Our knowledge about the aspects of the world is most often uncertain; we are seldom able to determine with precision the chain of events that will follow an action, to pinpoint the cause of an observed fact, or to ascribe the truth of a statement. For many tasks, an improper treatment of uncertainty leads to poorly designed solutions that behave unsatisfactorily. A proper treatment of uncertainty is founded on three cornerstones:

Sound and intuitive representational scheme
We need a sound representational scheme to encode our knowledge base. This scheme needs to allow for describing knowledge intuitively and in a computationally efficient way.
Sound and efficient reasoning
We need a reasoning scheme to derive new facts from our knowledge base, thus making our system more than a simple repository. To be useful, the reasoning scheme needs to produce sound knowledge using a reasonable amount of computational resources.
Useful and efficient learning
We need a learning scheme that can help us to transform data/facts into knowledge, thus easing the knowledge specification burden. This scheme must infer meaningful knowledge, and be able to cope with our background knowledge. Of course, if it is to be used in a real-world application, it needs to be implemented efficiently.

Probabilistic graphical models are frameworks for addressing all the above desiderata. They combine probability theory and graph theory to represent uncertain knowledge in a sound and efficient way. They use state-of-the-art optimization techniques to achieve efficient reasoning and learning. Finally, they are built around a graphical language that facilitates the communication of knowledge and exposes modeling assumptions.
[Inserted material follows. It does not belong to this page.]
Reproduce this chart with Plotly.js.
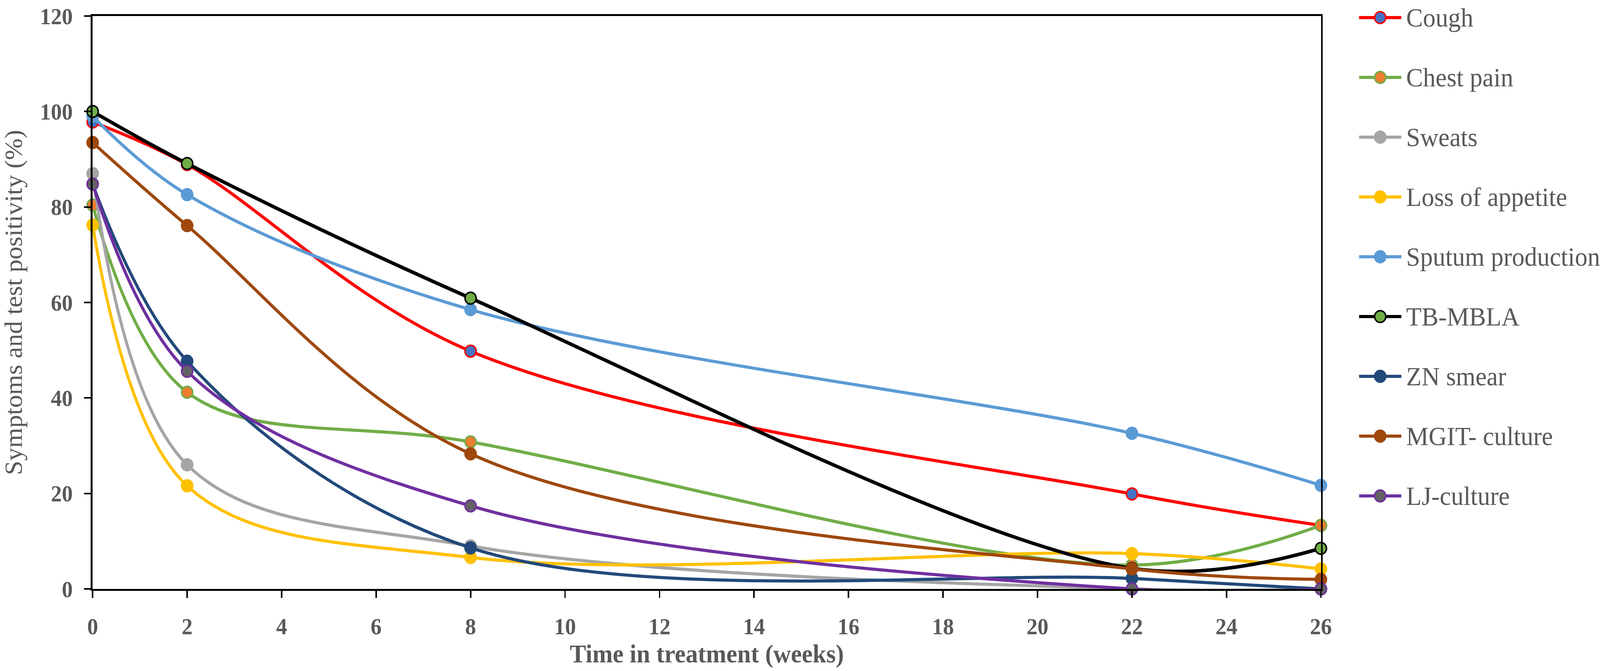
<!DOCTYPE html>
<html>
<head>
<meta charset="utf-8">
<script src="https://cdn.plot.ly/plotly-3.0.1.min.js"></script>
<style>
  html, body { margin: 0; padding: 0; background: #ffffff; overflow: hidden; }
  #grafica { width: 4317px; height: 1717px; transform-origin: 0 0; }
</style>
</head>
<body>
<div id="grafica"></div>
<script>
// Datos (porcentaje de pacientes por semana de tratamiento)

let weeks = [0, 2, 8, 22, 26];

let cough          = [97.8, 88.9, 49.8, 19.9, 13.3];
let chestPain      = [80.4, 41.2, 30.8, 5.0, 13.3];
let sweats         = [87.0, 26.0, 9.0, 0, 0];
let lossOfAppetite = [76.2, 21.6, 6.6, 7.4, 4.2];
let sputum         = [99.0, 82.6, 58.5, 32.6, 21.7];
let tbMbla         = [100, 89.1, 60.9, 4.3, 8.5];
let znSmear        = [84.8, 47.7, 8.6, 2.2, 0];
let mgitCulture    = [93.5, 76.1, 28.3, 4.2, 2.0];
let ljCulture      = [84.8, 45.6, 17.4, 0, 0];

let seriesNames = ['Cough', 'Chest pain', 'Sweats', 'Loss of appetite', 'Sputum production',
                   'TB-MBLA', 'ZN smear', 'MGIT- culture', 'LJ-culture'];
let seriesValues = [cough, chestPain, sweats, lossOfAppetite, sputum,
                    tbMbla, znSmear, mgitCulture, ljCulture];

let xTicks = [0, 2, 4, 6, 8, 10, 12, 14, 16, 18, 20, 22, 24, 26];
let yTicks = [0, 20, 40, 60, 80, 100, 120];


// Estilo de cada serie (colores de Excel)

let lineColors  = ['#FF0000', '#70AD47', '#A5A5A5', '#FFC000', '#5B9BD5',
                   '#000000', '#22497A', '#9E480E', '#7030A0'];
let markerFills = ['#4472C4', '#ED7D31', '#A5A5A5', '#FFC000', '#5B9BD5',
                   '#70AD47', '#22497A', '#9E480E', '#636363'];
let markerEdges = ['#FF0000', '#70AD47', '#A5A5A5', '#FFC000', '#5B9BD5',
                   '#000000', '#22497A', '#9E480E', '#7030A0'];


// Dimensiones (px) de la figura original

let ancho = 4317;
let alto  = 1717;
let margen = { l: 250, r: 753, t: 41, b: 210 };
let anchoPlot = ancho - margen.l - margen.r;
let altoPlot  = alto - margen.t - margen.b;

// la ventana real puede ser mas estrecha (4096): se comprime en horizontal
let escalaX = Math.min(1, window.innerWidth / ancho);
document.getElementById('grafica').style.transform = 'scale(' + escalaX + ', 1)';

let fuente = '"Liberation Serif", "Times New Roman", serif';
let gris = '#595959';

// pixel -> coordenada paper
let px2x = function (px) { return (px - margen.l) / anchoPlot; };
let px2y = function (py) { return (alto - margen.b - py) / altoPlot; };


// Trazas

let data = seriesNames.map(function (nombre, i) {
  return {
    x: weeks,
    y: seriesValues[i],
    name: nombre,
    type: 'scatter',
    mode: 'lines+markers',
    showlegend: false,
    line: { color: lineColors[i], width: i === 5 ? 9 : 8, shape: 'spline', smoothing: 1 },
    marker: { size: 30, color: markerFills[i], line: { color: markerEdges[i], width: 4 } },
    cliponaxis: false
  };
});


// Leyenda dibujada a mano (lineas largas como en Excel)

let leyendaTop = 45;
let leyendaPaso = 153;
let shapes = [];
let annotations = [];

seriesNames.forEach(function (nombre, i) {
  let yp = px2y(leyendaTop + i * leyendaPaso);
  shapes.push({
    type: 'line', xref: 'paper', yref: 'paper',
    x0: px2x(3667), x1: px2x(3781), y0: yp, y1: yp,
    line: { color: lineColors[i], width: 8 }
  });
  shapes.push({
    type: 'circle', xref: 'paper', yref: 'paper',
    xsizemode: 'pixel', ysizemode: 'pixel',
    xanchor: px2x(3724), yanchor: yp,
    x0: -15, x1: 15, y0: -15, y1: 15,
    fillcolor: markerFills[i],
    line: { color: markerEdges[i], width: 4 }
  });
  annotations.push({
    xref: 'paper', yref: 'paper',
    x: px2x(3792), y: yp,
    xanchor: 'left', yanchor: 'middle',
    text: nombre, showarrow: false,
    font: { family: fuente, size: 68, color: gris }
  });
});


let layout = {
  width: ancho,
  height: alto,
  margin: margen,
  paper_bgcolor: '#ffffff',
  plot_bgcolor: '#ffffff',
  showlegend: false,
  xaxis: {
    range: [0, 26],
    tickvals: xTicks,
    ticktext: xTicks.map(String),
    showgrid: false,
    zeroline: false,
    showline: true,
    mirror: true,
    linecolor: '#000000',
    linewidth: 5,
    ticks: 'outside',
    ticklen: 18,
    tickwidth: 4,
    tickcolor: '#000000',
    ticklabelstandoff: 22,
    tickfont: { family: fuente, size: 59, color: gris, weight: 'bold' },
    title: {
      text: 'Time in treatment (weeks)',
      standoff: 14,
      font: { family: fuente, size: 66, color: gris, weight: 'bold' }
    },
    automargin: false
  },
  yaxis: {
    range: [0, 120],
    tickvals: yTicks,
    ticktext: yTicks.map(String),
    showgrid: false,
    zeroline: false,
    showline: true,
    mirror: true,
    linecolor: '#000000',
    linewidth: 5,
    ticks: 'outside',
    ticklen: 18,
    tickwidth: 4,
    tickcolor: '#000000',
    ticklabelstandoff: 19,
    tickfont: { family: fuente, size: 59, color: gris, weight: 'bold' },
    title: {
      text: 'Symptoms and test positivity (%)',
      standoff: 30,
      font: { family: fuente, size: 66, color: gris }
    },
    automargin: false
  },
  shapes: shapes,
  annotations: annotations
};

let config = { responsive: false, displayModeBar: false, staticPlot: true };

Plotly.newPlot('grafica', data, layout, config);
</script>
</body>
</html>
As Jordan puts it, "[probabilistic graphical models are] a natural tool for dealing with two problems that occur throughout applied mathematics and engineering—uncertainty and complexity—and, in particular, they are playing an increasingly important role in the design and analysis of machine learning algorithms" Jor1998.

The key insight of probabilistic graphical modeling is the development of tools to handle and exploit probabilistic independence that were advanced in the late 1980's and early 1990's Pea1988,Lau1996,CDLS1999. In particular, Pearl 1988's influential book Pea1988 and the creation of the conference series Uncertainty in Artificial Intelligence lead to the dominance of probability theory as the representational framework for representing uncertainty in AI, to the detriment of other uncertainty formalisms that abounded at the time.

2 Reasoning with uncertain knowledge

Many interesting phenomena can only be adequately described probabilistically, that is, by associating events with their probabilities of occurrence. Every probabilistic information one can represent about a finite domain can be encoded as a joint probability distribution function

\[ p(X_1,X_2,\dotsc,X_n) \, , \]

over a set of categorical random variables, that is, by a function that associates with every realization \(X_1=x_1,\dotsc,X_n=x_n\) a probability value in \([0,1]\) such that the sum over all probability values adds up to one. For the sake of simplicity let us assume that all random variables are binary (i.e., they take on values 0 or 1 only). To get a sense of this type of modeling, consider identifying junk messages (spam) from a collection of sms texts. Table 1 shows examples of sms messages categorized into spam/ham (taken from the dataset available at this site).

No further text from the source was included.